◆ **Problem**: Retype nothing except the lines below from the one with "Give me the matplotlib source for this chart." through the one with "other_pc2 = [-0.012, 0.144, -0.301]", exactly, with images left out.

◆ **Exercise material**:
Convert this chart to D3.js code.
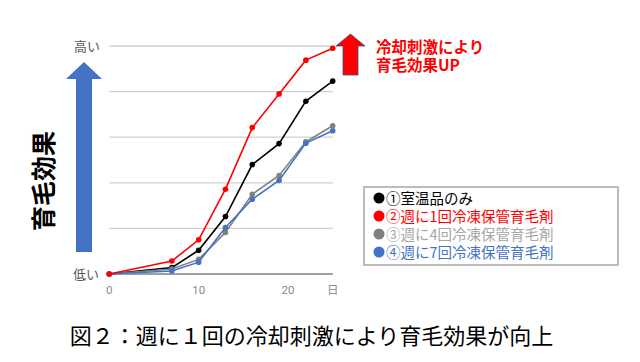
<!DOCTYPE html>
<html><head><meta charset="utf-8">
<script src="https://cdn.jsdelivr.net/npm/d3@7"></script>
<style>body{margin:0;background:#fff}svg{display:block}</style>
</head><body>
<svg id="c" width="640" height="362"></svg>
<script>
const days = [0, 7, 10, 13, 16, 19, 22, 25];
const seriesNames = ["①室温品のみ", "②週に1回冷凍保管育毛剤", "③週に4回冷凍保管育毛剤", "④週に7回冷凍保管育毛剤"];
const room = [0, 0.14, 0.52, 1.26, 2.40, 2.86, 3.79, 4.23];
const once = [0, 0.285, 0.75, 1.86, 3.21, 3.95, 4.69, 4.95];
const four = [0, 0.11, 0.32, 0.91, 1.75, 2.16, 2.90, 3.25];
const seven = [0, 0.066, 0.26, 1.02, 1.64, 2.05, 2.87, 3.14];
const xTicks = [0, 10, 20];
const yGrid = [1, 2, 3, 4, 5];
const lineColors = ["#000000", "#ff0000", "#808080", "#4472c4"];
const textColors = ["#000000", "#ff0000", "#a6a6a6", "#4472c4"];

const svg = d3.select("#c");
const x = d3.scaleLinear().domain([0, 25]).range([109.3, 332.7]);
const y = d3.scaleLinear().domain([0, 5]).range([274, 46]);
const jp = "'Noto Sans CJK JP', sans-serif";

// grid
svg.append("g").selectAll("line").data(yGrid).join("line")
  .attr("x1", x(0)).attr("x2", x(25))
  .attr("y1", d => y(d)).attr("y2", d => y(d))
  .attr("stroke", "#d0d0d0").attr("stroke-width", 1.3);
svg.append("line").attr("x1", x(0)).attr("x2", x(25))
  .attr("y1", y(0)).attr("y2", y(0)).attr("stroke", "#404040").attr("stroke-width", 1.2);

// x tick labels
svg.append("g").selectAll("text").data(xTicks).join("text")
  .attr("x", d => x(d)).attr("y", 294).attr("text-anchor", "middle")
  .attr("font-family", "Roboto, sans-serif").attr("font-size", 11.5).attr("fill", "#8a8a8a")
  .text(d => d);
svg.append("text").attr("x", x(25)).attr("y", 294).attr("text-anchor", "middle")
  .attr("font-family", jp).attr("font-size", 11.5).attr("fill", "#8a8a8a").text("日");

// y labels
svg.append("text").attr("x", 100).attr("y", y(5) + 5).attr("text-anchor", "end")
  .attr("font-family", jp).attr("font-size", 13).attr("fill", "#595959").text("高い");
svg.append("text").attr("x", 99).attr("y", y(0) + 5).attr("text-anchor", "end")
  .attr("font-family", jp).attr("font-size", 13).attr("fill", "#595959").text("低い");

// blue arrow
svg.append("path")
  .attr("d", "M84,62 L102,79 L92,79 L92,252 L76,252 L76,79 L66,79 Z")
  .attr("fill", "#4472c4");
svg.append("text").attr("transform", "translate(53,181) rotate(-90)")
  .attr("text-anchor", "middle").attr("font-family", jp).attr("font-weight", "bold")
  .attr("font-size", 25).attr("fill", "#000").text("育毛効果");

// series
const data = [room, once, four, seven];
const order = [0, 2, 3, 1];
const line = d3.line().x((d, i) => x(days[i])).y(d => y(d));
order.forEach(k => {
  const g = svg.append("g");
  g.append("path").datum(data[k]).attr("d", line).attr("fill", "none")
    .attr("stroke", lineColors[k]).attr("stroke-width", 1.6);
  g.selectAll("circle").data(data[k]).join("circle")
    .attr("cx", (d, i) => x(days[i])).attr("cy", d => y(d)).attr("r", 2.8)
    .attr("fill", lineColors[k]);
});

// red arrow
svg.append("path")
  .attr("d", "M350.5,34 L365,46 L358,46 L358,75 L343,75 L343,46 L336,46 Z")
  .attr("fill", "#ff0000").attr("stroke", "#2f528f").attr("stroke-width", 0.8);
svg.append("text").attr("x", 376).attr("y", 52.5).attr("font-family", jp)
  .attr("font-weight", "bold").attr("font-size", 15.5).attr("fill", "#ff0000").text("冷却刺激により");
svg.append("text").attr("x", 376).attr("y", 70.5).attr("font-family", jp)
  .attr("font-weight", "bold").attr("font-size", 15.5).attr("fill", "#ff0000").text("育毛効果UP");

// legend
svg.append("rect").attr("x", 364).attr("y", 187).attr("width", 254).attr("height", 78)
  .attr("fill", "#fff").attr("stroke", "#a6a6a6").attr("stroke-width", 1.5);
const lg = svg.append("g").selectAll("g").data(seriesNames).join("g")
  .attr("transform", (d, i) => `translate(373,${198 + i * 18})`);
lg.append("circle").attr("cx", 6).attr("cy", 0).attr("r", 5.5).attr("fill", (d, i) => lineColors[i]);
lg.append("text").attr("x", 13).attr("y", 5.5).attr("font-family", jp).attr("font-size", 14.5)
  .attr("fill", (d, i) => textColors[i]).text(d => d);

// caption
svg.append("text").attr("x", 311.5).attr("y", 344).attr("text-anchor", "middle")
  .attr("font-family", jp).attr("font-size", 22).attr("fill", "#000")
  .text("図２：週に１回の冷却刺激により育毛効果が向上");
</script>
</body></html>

==

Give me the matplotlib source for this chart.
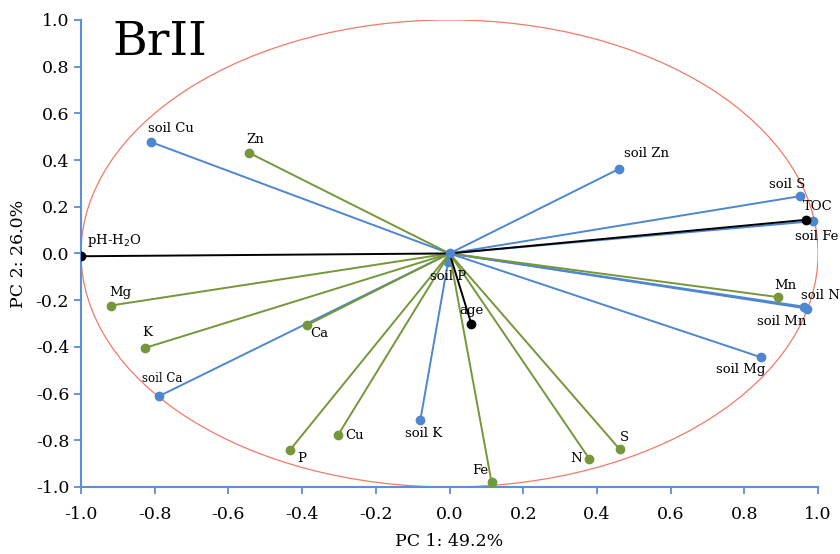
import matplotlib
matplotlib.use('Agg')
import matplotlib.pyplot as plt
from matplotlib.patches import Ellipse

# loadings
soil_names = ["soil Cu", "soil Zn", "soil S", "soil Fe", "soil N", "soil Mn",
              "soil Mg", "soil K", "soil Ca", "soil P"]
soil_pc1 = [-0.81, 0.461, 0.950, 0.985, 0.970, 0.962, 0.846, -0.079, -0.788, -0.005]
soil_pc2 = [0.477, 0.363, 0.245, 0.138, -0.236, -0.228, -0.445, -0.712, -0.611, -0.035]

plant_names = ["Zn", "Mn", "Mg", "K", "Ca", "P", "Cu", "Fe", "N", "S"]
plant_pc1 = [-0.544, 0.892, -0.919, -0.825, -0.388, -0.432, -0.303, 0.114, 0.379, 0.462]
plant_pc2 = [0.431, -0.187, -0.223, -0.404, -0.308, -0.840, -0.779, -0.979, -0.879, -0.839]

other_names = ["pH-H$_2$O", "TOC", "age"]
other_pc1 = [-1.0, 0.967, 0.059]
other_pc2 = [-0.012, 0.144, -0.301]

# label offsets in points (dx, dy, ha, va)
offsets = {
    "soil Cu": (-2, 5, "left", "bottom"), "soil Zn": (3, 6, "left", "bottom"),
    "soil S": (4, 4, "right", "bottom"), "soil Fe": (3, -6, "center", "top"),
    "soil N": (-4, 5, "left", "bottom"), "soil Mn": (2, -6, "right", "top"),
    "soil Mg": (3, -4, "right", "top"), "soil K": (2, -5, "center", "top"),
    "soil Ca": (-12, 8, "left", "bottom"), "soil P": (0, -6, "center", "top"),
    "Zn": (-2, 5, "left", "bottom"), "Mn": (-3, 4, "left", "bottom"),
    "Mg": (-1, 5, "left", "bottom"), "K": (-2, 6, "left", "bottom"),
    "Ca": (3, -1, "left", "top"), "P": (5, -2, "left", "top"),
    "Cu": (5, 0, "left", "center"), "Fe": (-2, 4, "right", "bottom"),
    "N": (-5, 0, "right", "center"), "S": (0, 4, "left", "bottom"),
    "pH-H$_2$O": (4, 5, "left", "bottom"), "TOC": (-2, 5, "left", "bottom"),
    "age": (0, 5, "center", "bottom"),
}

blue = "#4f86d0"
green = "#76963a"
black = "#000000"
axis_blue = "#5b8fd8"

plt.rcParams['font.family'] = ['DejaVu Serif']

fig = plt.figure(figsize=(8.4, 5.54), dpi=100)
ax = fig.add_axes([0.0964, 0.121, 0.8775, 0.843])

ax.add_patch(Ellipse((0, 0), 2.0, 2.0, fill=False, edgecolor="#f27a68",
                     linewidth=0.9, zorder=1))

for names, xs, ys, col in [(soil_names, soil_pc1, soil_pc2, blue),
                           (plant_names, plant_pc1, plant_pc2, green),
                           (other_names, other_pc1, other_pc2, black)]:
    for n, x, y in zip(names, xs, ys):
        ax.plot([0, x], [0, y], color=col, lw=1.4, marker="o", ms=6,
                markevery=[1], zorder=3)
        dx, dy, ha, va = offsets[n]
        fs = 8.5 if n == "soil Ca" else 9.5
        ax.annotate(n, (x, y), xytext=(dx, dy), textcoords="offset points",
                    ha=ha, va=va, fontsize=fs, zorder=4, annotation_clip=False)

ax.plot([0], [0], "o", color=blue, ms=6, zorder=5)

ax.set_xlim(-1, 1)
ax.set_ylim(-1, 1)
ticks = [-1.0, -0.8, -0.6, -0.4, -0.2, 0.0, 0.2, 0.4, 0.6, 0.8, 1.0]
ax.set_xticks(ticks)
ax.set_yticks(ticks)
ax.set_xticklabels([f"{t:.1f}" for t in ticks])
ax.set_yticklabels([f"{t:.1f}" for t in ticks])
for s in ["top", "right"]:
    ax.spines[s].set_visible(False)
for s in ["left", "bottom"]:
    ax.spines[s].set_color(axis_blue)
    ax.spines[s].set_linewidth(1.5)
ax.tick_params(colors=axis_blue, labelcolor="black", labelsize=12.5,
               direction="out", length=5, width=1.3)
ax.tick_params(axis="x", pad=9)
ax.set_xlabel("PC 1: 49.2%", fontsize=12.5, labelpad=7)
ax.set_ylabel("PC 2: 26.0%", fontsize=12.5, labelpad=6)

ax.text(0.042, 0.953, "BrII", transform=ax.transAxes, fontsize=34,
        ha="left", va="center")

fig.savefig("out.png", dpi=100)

◆ **Written answer**:
Give me the matplotlib source for this chart.
import matplotlib
matplotlib.use('Agg')
import matplotlib.pyplot as plt
from matplotlib.patches import Ellipse

# loadings
soil_names = ["soil Cu", "soil Zn", "soil S", "soil Fe", "soil N", "soil Mn",
              "soil Mg", "soil K", "soil Ca", "soil P"]
soil_pc1 = [-0.81, 0.461, 0.950, 0.985, 0.970, 0.962, 0.846, -0.079, -0.788, -0.005]
soil_pc2 = [0.477, 0.363, 0.245, 0.138, -0.236, -0.228, -0.445, -0.712, -0.611, -0.035]

plant_names = ["Zn", "Mn", "Mg", "K", "Ca", "P", "Cu", "Fe", "N", "S"]
plant_pc1 = [-0.544, 0.892, -0.919, -0.825, -0.388, -0.432, -0.303, 0.114, 0.379, 0.462]
plant_pc2 = [0.431, -0.187, -0.223, -0.404, -0.308, -0.840, -0.779, -0.979, -0.879, -0.839]

other_names = ["pH-H$_2$O", "TOC", "age"]
other_pc1 = [-1.0, 0.967, 0.059]
other_pc2 = [-0.012, 0.144, -0.301]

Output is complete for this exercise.